• [Dataset]
════
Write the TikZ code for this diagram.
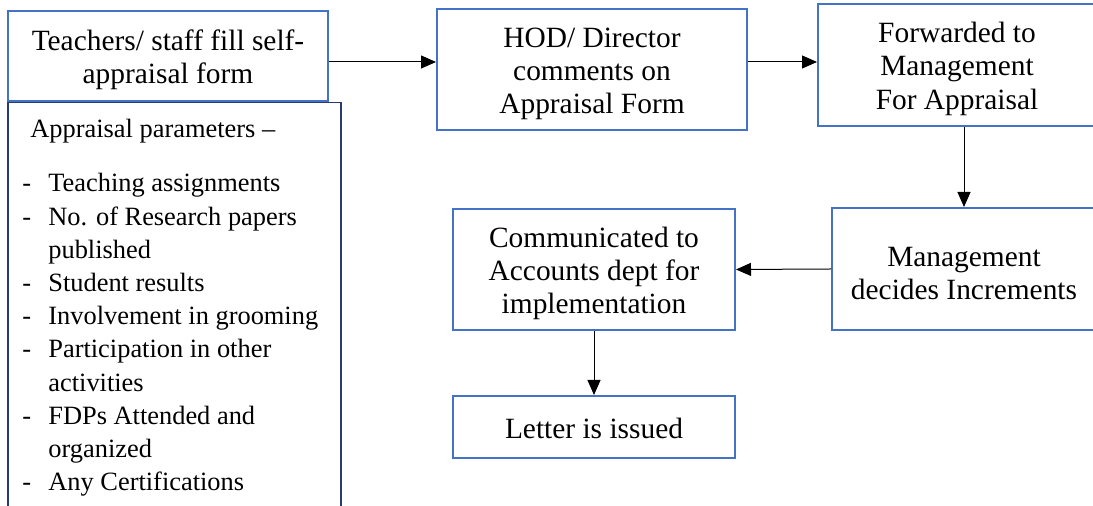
\documentclass[tikz,border=0pt]{standalone}
\usepackage{fontspec}
\setmainfont{Liberation Serif}
\usetikzlibrary{arrows.meta}
\definecolor{boxblue}{RGB}{68,114,196}
\definecolor{listnavy}{RGB}{40,60,115}
\newcommand{\flowfont}{\fontsize{14.7}{16.6}\selectfont}
\newcommand{\listfont}{\fontsize{13.2}{16.6}\selectfont}
\newcommand{\topstrut}[1][14pt]{\rule{0pt}{#1}}

\begin{document}
\begin{tikzpicture}[x=0.5pt,y=-0.5pt,
    box/.style={draw=boxblue,line width=1pt,align=center,inner sep=0pt,font=\flowfont},
    flow/.style={-{Triangle[length=7.5pt,width=6.5pt]},line width=0.5pt}]
  \useasboundingbox (0,0) rectangle (1093,506);
  % Steps of the appraisal
  \node[box,minimum width=160pt,minimum height=45pt] (fill) at (168,56)
    {\topstrut Teachers/ staff fill self-\\appraisal form};
  \node[box,minimum width=155pt,minimum height=60.5pt] (hod) at (592,69.5)
    {\topstrut HOD/ Director\\comments on\\Appraisal Form};
  \node[box,minimum width=139pt,minimum height=61pt] (fwd) at (957,65)
    {\topstrut Forwarded to\\Management\\For Appraisal};
  \node[box,minimum width=132pt,minimum height=61pt] (mgmt) at (964,269)
    {\topstrut Management\\decides Increments};
  \node[box,minimum width=141pt,minimum height=60.5pt] (comm) at (594,269.5)
    {\topstrut Communicated to\\Accounts dept for\\implementation};
  \node[box,minimum width=141pt,minimum height=31pt] (letter) at (594,427)
    {\topstrut[12pt]Letter is issued};
  % Parameters listed under the first step
  \draw[listnavy,line width=0.75pt] (8,520) -- (8,102.5) -- (341,102.5) -- (341,520);
  \node[anchor=base west,inner sep=0pt,font=\listfont] (paramhead) at (30,138)
    {Appraisal parameters –};
  \node[anchor=base west,inner sep=0pt,font=\listfont] (paramlist) at (22,192)
    {\begin{tabular}[t]{@{}p{13pt}@{}l@{}}
      - & Teaching assignments\\
      - & No. of Research papers\\
        & published\\
      - & Student results\\
      - & Involvement in grooming\\
      - & Participation in other\\
        & activities\\
      - & FDPs Attended and\\
        & organized\\
      - & Any Certifications
    \end{tabular}};
  % Arrows
  \coordinate (row) at (0,62);
  \draw[flow] (fill.east |- row) -- (hod.west |- row);
  \draw[flow] (hod.east |- row) -- (fwd.west |- row);
  \draw[flow] (fwd.south -| mgmt.north) -- (mgmt.north);
  \draw[flow] (mgmt.west) -- (comm.east);
  \draw[flow] (comm.south) -- (letter.north);
\end{tikzpicture}
\end{document}
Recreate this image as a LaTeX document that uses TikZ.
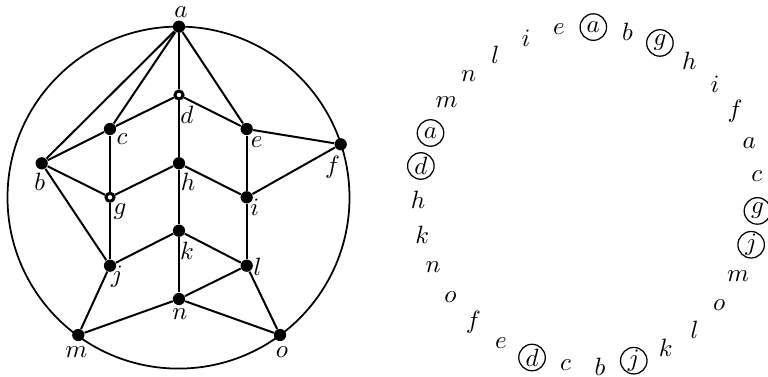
\documentclass[tikz,border=0pt]{standalone}
\usetikzlibrary{calc}
\begin{document}
\begin{tikzpicture}[x=0.4pt,y=-0.4pt,
  dot/.style={circle,fill=black,inner sep=0pt,minimum size=4.9pt},
  hollow/.style={circle,draw=black,fill=white,line width=1.2pt,inner sep=0pt,minimum size=3.2pt},
  edge/.style={line width=0.8pt},
  rim/.style={line width=0.7pt},
  lbl/.style={inner sep=0pt},
  seq0/.style={inner sep=0pt},
  seq1/.style={circle,draw,line width=0.5pt,inner sep=0.3pt,minimum size=10.6pt}]
\useasboundingbox (0,0) rectangle (768,377);
% left graph
\coordinate (O) at (178.5,197.6);
\draw[rim] (O) circle[radius=68.4pt];
\node[dot] (a) at (179,26.7) {};
\node[hollow] (d) at (179,95) {};
\node[dot] (c) at (110,129) {};
\node[dot] (e) at (246.7,129) {};
\node[dot] (b) at (41.7,163.3) {};
\node[dot] (f) at (340.7,144.3) {};
\node[dot] (h) at (179,163.3) {};
\node[hollow] (g) at (110,197.3) {};
\node[dot] (i) at (246.7,197.3) {};
\node[dot] (k) at (179,230.7) {};
\node[dot] (j) at (110,265.7) {};
\node[dot] (l) at (246.7,265.7) {};
\node[dot] (n) at (179,299) {};
\node[dot] (m) at (78.3,335) {};
\node[dot] (o) at (280,335) {};
\foreach \u/\v in {a/b,a/c,a/d,a/e,b/c,b/g,b/j,c/d,c/g,d/e,d/h,e/f,e/i,f/i,g/h,g/j,h/i,h/k,i/l,j/k,j/m,k/l,k/n,l/n,l/o,m/n,n/o}
  \draw[edge] (\u) -- (\v);
\node[lbl] (la) at ($(a)+(2,-14.4)$) {$a$};
\node[lbl] (ld) at ($(d)+(8,20)$) {$d$};
\node[lbl] (lc) at ($(c)+(12,10)$) {$c$};
\node[lbl] (le) at ($(e)+(10,13)$) {$e$};
\node[lbl] (lb) at ($(b)+(-2,19)$) {$b$};
\node[lbl] (lf) at ($(f)+(-8,23)$) {$f$};
\node[lbl] (lh) at ($(h)+(9,19)$) {$h$};
\node[lbl] (lg) at ($(g)+(10,14)$) {$g$};
\node[lbl] (li) at ($(i)+(8,10)$) {$i$};
\node[lbl] (lk) at ($(k)+(8,20)$) {$k$};
\node[lbl] (lj) at ($(j)+(7,11)$) {$j$};
\node[lbl] (ll) at ($(l)+(11,1)$) {$l$};
\node[lbl] (ln) at ($(n)+(1,15)$) {$n$};
\node[lbl] (lm) at ($(m)+(-2,17)$) {$m$};
\node[lbl] (lo) at ($(o)+(2,17)$) {$o$};
% right: circular sequence
\coordinate (C) at (588,197);
\foreach \t/\s [count=\q from 0] in {a/1,b/0,g/1,h/0,i/0,f/0,a/0,c/0,g/1,j/1,m/0,o/0,l/0,k/0,j/1,b/0,c/0,d/1,e/0,f/0,o/0,n/0,k/0,h/0,d/1,a/1,m/0,n/0,l/0,i/0,e/0}{
  \pgfmathsetmacro\ang{1.8+\q*360/31-90}
  \node[seq\s] (r\q) at ($(C)+(\ang:170)$) {$\t$};
}
\end{tikzpicture}
\end{document}
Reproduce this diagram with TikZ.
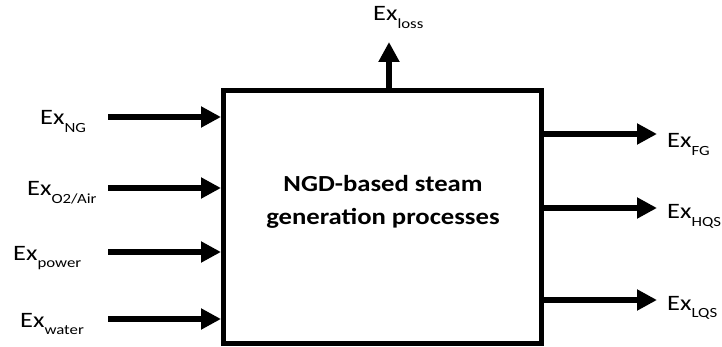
\documentclass[tikz,border=0pt]{standalone}
\usepackage{fontspec}
\setmainfont{Carlito}
\usetikzlibrary{arrows.meta}

\newcommand{\exlabel}[1]{\scalebox{1.2}[1]{Ex\raisebox{-0.36em}{\fontsize{14}{14}\selectfont #1}}}

\tikzset{
  flow/.style={line width=6pt, -{Triangle[length=20pt,width=20pt]}},
  exname/.style={inner sep=0pt, anchor=base west, font=\fontsize{22}{22}\selectfont},
}

\begin{document}
\begin{tikzpicture}[x=1pt, y=-1pt]
    \useasboundingbox (0,0) rectangle (722,347);
    \node[draw, line width=5pt, inner sep=0pt, minimum width=317.5pt, minimum height=252pt] (proc) at (382.25,217) {};
    \node[align=center, font=\fontsize{23}{33}\selectfont\bfseries] (title) at (383,202) {\scalebox{1.16}[1]{NGD-based steam}\\\scalebox{1.16}[1]{generation processes}};

    % inputs
    \coordinate (ng) at (108,117);
    \coordinate (air) at (108,188);
    \coordinate (power) at (108,252);
    \coordinate (water) at (108,319);
    \draw[flow] (ng) -- (ng -| proc.west);
    \draw[flow] (air) -- (air -| proc.west);
    \draw[flow] (power) -- (power -| proc.west);
    \draw[flow] (water) -- (water -| proc.west);
    \node[exname] (ngtxt) at (40,125) {\exlabel{NG}};
    \node[exname] (airtxt) at (27,196) {\exlabel{O2/Air}};
    \node[exname] (powertxt) at (13,260) {\exlabel{power}};
    \node[exname] (watertxt) at (20,327) {\exlabel{water}};

    % outputs
    \coordinate (fg) at (657,134);
    \coordinate (hqs) at (657,208);
    \coordinate (lqs) at (657,300);
    \draw[flow] (fg -| proc.east) -- (fg);
    \draw[flow] (hqs -| proc.east) -- (hqs);
    \draw[flow] (lqs -| proc.east) -- (lqs);
    \node[exname] (fgtxt) at (667,148) {\exlabel{FG}};
    \node[exname] (hqstxt) at (667,219) {\exlabel{HQS}};
    \node[exname] (lqstxt) at (667,310) {\exlabel{LQS}};

    % loss
    \coordinate (loss) at (389,42);
    \draw[flow] (loss |- proc.north) -- (loss);
    \node[exname] (losstxt) at (373,21) {\exlabel{loss}};
\end{tikzpicture}
\end{document}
════
• [Written problem] Go through the records and pull out each line that includes the word "diagram".

• [Output below]
Write the TikZ code for this diagram.
Reproduce this diagram with TikZ.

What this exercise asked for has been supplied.